Grocery store inflation may have peaked in Canada as price increases from food manufacturers stabilize, the head of Empire Company Ltd. said Thursday.

"While it is too early to definitively say that inflation has peaked, we're seeing some encouraging signs including the fact that the number and rate of cost increases from our suppliers is decreasing," Michael Medline, president and CEO of Sobeys Inc. and its parent company Empire, said during a call with analysts. 

"We started to become a little more confident on that about three or four weeks ago."

In July, Loblaw Companies Ltd. chairman and president Galen G. Weston said there were early signs of easing inflation as commodity and transport costs improved. 

But he said supplier costs remained high — putting sustained pressure on retail prices.

However, with Sobeys seeing supplier costs stabilizing, shoppers may finally get some relief from relentless price hikes at the grocery store. 

Still, inflation is expected to continue shaping shopping habits as consumers look to save money.

Empire is seeing some shoppers shift to discount grocery stores, Medline said. 

"FreshCo is performing very well and putting up the best results in its history," he said. 

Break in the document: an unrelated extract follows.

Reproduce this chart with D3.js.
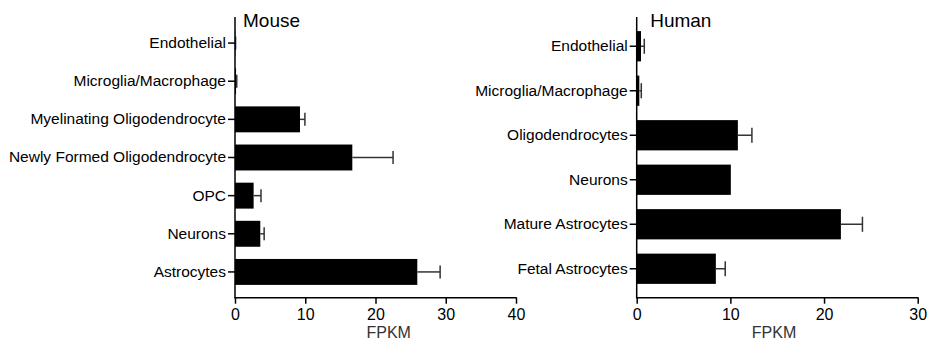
<!DOCTYPE html>
<html>
<head>
<meta charset="utf-8">
<script src="https://cdn.jsdelivr.net/npm/d3@7"></script>
<style>
  body { margin: 0; background: #fff; }
  svg { font-family: Arial, "Liberation Sans", sans-serif; }
</style>
</head>
<body>
<div id="chart"></div>
<script>
// mouse data
const mouseCategories = ["Endothelial", "Microglia/Macrophage", "Myelinating Oligodendrocyte",
    "Newly Formed Oligodendrocyte", "OPC", "Neurons", "Astrocytes"];
const mouseValues = [0.05, 0.15, 9.25, 16.7, 2.65, 3.6, 25.95];
const mouseErrTop = [0.08, 0.25, 9.95, 22.5, 3.7, 4.15, 29.2];
const mouseTicks = [0, 10, 20, 30, 40];

// human data
const humanCategories = ["Endothelial", "Microglia/Macrophage", "Oligodendrocytes",
    "Neurons", "Mature Astrocytes", "Fetal Astrocytes"];
const humanValues = [0.46, 0.28, 10.8, 10.05, 21.8, 8.45];
const humanErrTop = [0.81, 0.49, 12.3, 10.05, 24.1, 9.45];
const humanTicks = [0, 10, 20, 30];

const w = 928;
const h = 340;
const axisTop = 17;
const axisBottom = 297.7;

//Create SVG element
const svg = d3.select("#chart")
    .append("svg")
    .attr("width", w)
    .attr("height", h);

function drawPanel(cfg) {
    const xScale = d3.scaleLinear()
        .domain([0, d3.max(cfg.ticks)])
        .range([cfg.x0, cfg.x1]);
    const yScale = d3.scaleBand()
        .domain(cfg.categories)
        .range([24, 291])
        .paddingInner(0.32)
        .paddingOuter(0.16);

    const g = svg.append("g");

    // bars
    g.selectAll("rect.bar")
        .data(cfg.categories)
        .enter()
        .append("rect")
        .attr("class", "bar")
        .attr("x", xScale(0))
        .attr("y", function (d) { return yScale(d); })
        .attr("width", function (d, i) { return xScale(cfg.values[i]) - xScale(0); })
        .attr("height", yScale.bandwidth())
        .attr("fill", "#000");

    // error bars
    const err = g.selectAll("g.err")
        .data(cfg.categories)
        .enter()
        .append("g")
        .attr("class", "err")
        .filter(function (d, i) { return cfg.errTop[i] > cfg.values[i]; });
    err.append("line")
        .attr("x1", function (d) { return xScale(cfg.values[cfg.categories.indexOf(d)]); })
        .attr("x2", function (d) { return xScale(cfg.errTop[cfg.categories.indexOf(d)]); })
        .attr("y1", function (d) { return yScale(d) + yScale.bandwidth() / 2; })
        .attr("y2", function (d) { return yScale(d) + yScale.bandwidth() / 2; })
        .attr("stroke", "#333")
        .attr("stroke-width", 1.5);
    err.append("line")
        .attr("x1", function (d) { return xScale(cfg.errTop[cfg.categories.indexOf(d)]); })
        .attr("x2", function (d) { return xScale(cfg.errTop[cfg.categories.indexOf(d)]); })
        .attr("y1", function (d) { return yScale(d) + yScale.bandwidth() / 4; })
        .attr("y2", function (d) { return yScale(d) + yScale.bandwidth() * 3 / 4; })
        .attr("stroke", "#333")
        .attr("stroke-width", 1.5);

    // axes
    const xAxis = d3.axisBottom(xScale).tickValues(cfg.ticks).tickSize(6).tickPadding(4.5);
    const yAxis = d3.axisLeft(yScale).tickSize(7).tickPadding(2);

    const gx = g.append("g")
        .attr("transform", "translate(0," + axisBottom + ")")
        .call(xAxis);
    gx.select(".domain").remove();
    gx.selectAll("line").attr("stroke", "#000").attr("stroke-width", 1.5);
    gx.selectAll("text").attr("font-size", "16px").attr("fill", "#000")
        .attr("font-family", "Arial, 'Liberation Sans', sans-serif");

    const gy = g.append("g")
        .attr("transform", "translate(" + xScale(0) + ",0)")
        .call(yAxis);
    gy.select(".domain").remove();
    gy.selectAll("line").attr("stroke", "#000").attr("stroke-width", 1.5);
    gy.selectAll("text").attr("font-size", "15.5px").attr("fill", "#000")
        .attr("font-family", "Arial, 'Liberation Sans', sans-serif");

    // axis lines
    g.append("line")
        .attr("x1", xScale(0)).attr("x2", xScale(0))
        .attr("y1", axisTop).attr("y2", axisBottom)
        .attr("stroke", "#000").attr("stroke-width", 1.5);
    g.append("line")
        .attr("x1", xScale(0) - 0.75).attr("x2", xScale(d3.max(cfg.ticks)) + 0.75)
        .attr("y1", axisBottom).attr("y2", axisBottom)
        .attr("stroke", "#000").attr("stroke-width", 1.5);

    // title
    g.append("text")
        .attr("x", xScale(0) + cfg.titleDx)
        .attr("y", 27)
        .attr("font-size", "19px")
        .attr("fill", "#000")
        .text(cfg.title);

    // x label
    g.append("text")
        .attr("x", cfg.labelX)
        .attr("y", 337.5)
        .attr("font-size", "16px")
        .attr("fill", "#333")
        .style("text-anchor", "middle")
        .text("FPKM");
}

drawPanel({
    categories: mouseCategories, values: mouseValues, errTop: mouseErrTop, ticks: mouseTicks,
    x0: 235, x1: 516, title: "Mouse", titleDx: 8, labelX: 388.7
});
drawPanel({
    categories: humanCategories, values: humanValues, errTop: humanErrTop, ticks: humanTicks,
    x0: 636.7, x1: 917.7, title: "Human", titleDx: 13.5, labelX: 774
});
</script>
</body>
</html>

The grocery retailer's full-service stores are also performing well as the company's private-label brands and promotions attract value-seeking customers, Medline said. 

"Our own-brands portfolio is on fire and delivering immense value to customers," he said, adding that sales of the grocer's in-house brands, such as Compliments, increased 9.5 per cent year-over-year in its most recent quarter. 

Empire reported a first-quarter profit of $187.5 million as its sales rose 4.1 per cent compared with a year ago.

It's profit amounted to 71 cents per diluted share for the quarter ended Aug. 6.

The result compared with a profit of $188.5 million or 70 cents per diluted share a year ago when it had more shares outstanding.

Sales totalled $7.94 billion, up from $7.63 billion in the same quarter last year.

Empire said the growth in sales was driven by increased fuel sales, higher food inflation and the benefits from recent initiatives, including the expansion of its FreshCo banner in Western Canada, partially offset by the impact of pandemic restrictions being in place for part of the first quarter of the prior year. 

Same-store sales for the quarter rose 3.3 per cent, while same-store sales, excluding fuel, gained 0.4 per cent.